◆ Collected data:

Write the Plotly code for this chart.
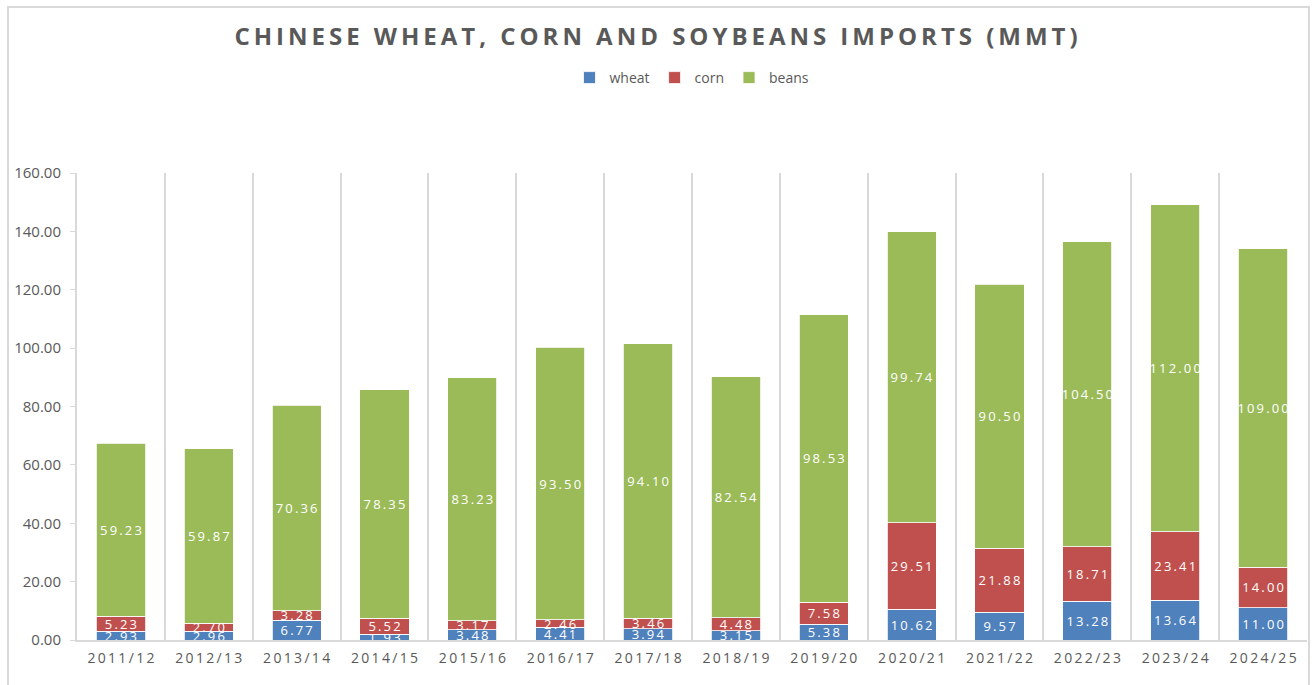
import plotly.graph_objects as go

years = ["2011/12", "2012/13", "2013/14", "2014/15", "2015/16", "2016/17", "2017/18",
         "2018/19", "2019/20", "2020/21", "2021/22", "2022/23", "2023/24", "2024/25"]
wheat = [2.93, 2.96, 6.77, 1.93, 3.48, 4.41, 3.94, 3.15, 5.38, 10.62, 9.57, 13.28, 13.64, 11.00]
corn = [5.23, 2.70, 3.28, 5.52, 3.17, 2.46, 3.46, 4.48, 7.58, 29.51, 21.88, 18.71, 23.41, 14.00]
beans = [59.23, 59.87, 70.36, 78.35, 83.23, 93.50, 94.10, 82.54, 98.53, 99.74, 90.50, 104.50, 112.00, 109.00]
y_ticks = [0, 20, 40, 60, 80, 100, 120, 140, 160]

SP = "\u2009"
def spaced(s):
    return SP.join(list(s))

cats = [spaced(y) for y in years]
FONT = "Open Sans"
GRAY = "#595959"

fig = go.Figure()
for name, vals, color in [("wheat", wheat, "#4F81BD"), ("corn", corn, "#C0504D"), ("beans", beans, "#9BBB59")]:
    fig.add_trace(go.Bar(
        x=cats, y=vals, name=name,
        marker=dict(color=color, line=dict(color="white", width=0.8)),
        text=[spaced(f"{v:.2f}") for v in vals],
        textposition="inside", insidetextanchor="middle", textangle=0,
        textfont=dict(color="white", size=13, family=FONT),
        hoverinfo="x+y+name",
    ))

fig.update_layout(
    barmode="stack", bargap=0.44,
    width=1312, height=685,
    margin=dict(l=77, r=5, t=173, b=45),
    paper_bgcolor="white", plot_bgcolor="white",
    font=dict(family=FONT, color=GRAY, size=13),
    uniformtext=dict(minsize=13, mode="show"),
    title=dict(text=SP.join(list("CHINESE WHEAT, CORN AND SOYBEANS IMPORTS (MMT)")),
               x=0.5, xanchor="center", y=1 - 37 / 685, yanchor="middle",
               font=dict(family=FONT, size=24, color=GRAY, weight="bold")),
    legend=dict(orientation="h", x=0.5, xanchor="center", y=(640 - 78) / 467, yanchor="middle",
                font=dict(size=14, color=GRAY), itemwidth=30, traceorder="normal"),
    xaxis=dict(tickson="boundaries", showgrid=True, gridcolor="#D9D9D9", gridwidth=2,
               showline=True, linecolor="#D9D9D9", linewidth=2, ticks="",
               tickfont=dict(size=14, color=GRAY), ticklabelstandoff=4, fixedrange=True),
    yaxis=dict(range=[0, 160], tickvals=y_ticks, tickformat=".2f", showgrid=False,
               showline=True, linecolor="#D9D9D9", linewidth=2, ticks="outside",
               ticklen=5, tickcolor="#D9D9D9", tickfont=dict(size=15, color=GRAY),
               ticklabelstandoff=6, zeroline=False),
)
fig.add_shape(type="rect", xref="paper", yref="paper",
              x0=(8 - 77) / 1230, x1=(1309 - 77) / 1230,
              y0=(640 - 700) / 467, y1=(640 - 7) / 467,
              line=dict(color="#D9D9D9", width=2), fillcolor="rgba(0,0,0,0)", layer="below")

fig.write_html("out.html")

◆ Task brief: Exclude every picture and copy the remaining data exactly.

◆ Worked solution:
Write the Plotly code for this chart.
import plotly.graph_objects as go

years = ["2011/12", "2012/13", "2013/14", "2014/15", "2015/16", "2016/17", "2017/18",
         "2018/19", "2019/20", "2020/21", "2021/22", "2022/23", "2023/24", "2024/25"]
wheat = [2.93, 2.96, 6.77, 1.93, 3.48, 4.41, 3.94, 3.15, 5.38, 10.62, 9.57, 13.28, 13.64, 11.00]
corn = [5.23, 2.70, 3.28, 5.52, 3.17, 2.46, 3.46, 4.48, 7.58, 29.51, 21.88, 18.71, 23.41, 14.00]
beans = [59.23, 59.87, 70.36, 78.35, 83.23, 93.50, 94.10, 82.54, 98.53, 99.74, 90.50, 104.50, 112.00, 109.00]
y_ticks = [0, 20, 40, 60, 80, 100, 120, 140, 160]

SP = "\u2009"
def spaced(s):
    return SP.join(list(s))

cats = [spaced(y) for y in years]
FONT = "Open Sans"
GRAY = "#595959"

fig = go.Figure()
for name, vals, color in [("wheat", wheat, "#4F81BD"), ("corn", corn, "#C0504D"), ("beans", beans, "#9BBB59")]:
    fig.add_trace(go.Bar(
        x=cats, y=vals, name=name,
        marker=dict(color=color, line=dict(color="white", width=0.8)),
        text=[spaced(f"{v:.2f}") for v in vals],
        textposition="inside", insidetextanchor="middle", textangle=0,
        textfont=dict(color="white", size=13, family=FONT),
        hoverinfo="x+y+name",
    ))

fig.update_layout(
    barmode="stack", bargap=0.44,
    width=1312, height=685,
    margin=dict(l=77, r=5, t=173, b=45),
    paper_bgcolor="white", plot_bgcolor="white",
    font=dict(family=FONT, color=GRAY, size=13),
    uniformtext=dict(minsize=13, mode="show"),
    title=dict(text=SP.join(list("CHINESE WHEAT, CORN AND SOYBEANS IMPORTS (MMT)")),
               x=0.5, xanchor="center", y=1 - 37 / 685, yanchor="middle",
               font=dict(family=FONT, size=24, color=GRAY, weight="bold")),
    legend=dict(orientation="h", x=0.5, xanchor="center", y=(640 - 78) / 467, yanchor="middle",
                font=dict(size=14, color=GRAY), itemwidth=30, traceorder="normal"),
    xaxis=dict(tickson="boundaries", showgrid=True, gridcolor="#D9D9D9", gridwidth=2,
               showline=True, linecolor="#D9D9D9", linewidth=2, ticks="",
               tickfont=dict(size=14, color=GRAY), ticklabelstandoff=4, fixedrange=True),
    yaxis=dict(range=[0, 160], tickvals=y_ticks, tickformat=".2f", showgrid=False,
               showline=True, linecolor="#D9D9D9", linewidth=2, ticks="outside",
               ticklen=5, tickcolor="#D9D9D9", tickfont=dict(size=15, color=GRAY),
               ticklabelstandoff=6, zeroline=False),
)
fig.add_shape(type="rect", xref="paper", yref="paper",
              x0=(8 - 77) / 1230, x1=(1309 - 77) / 1230,
              y0=(640 - 700) / 467, y1=(640 - 7) / 467,
              line=dict(color="#D9D9D9", width=2), fillcolor="rgba(0,0,0,0)", layer="below")

fig.write_html("out.html")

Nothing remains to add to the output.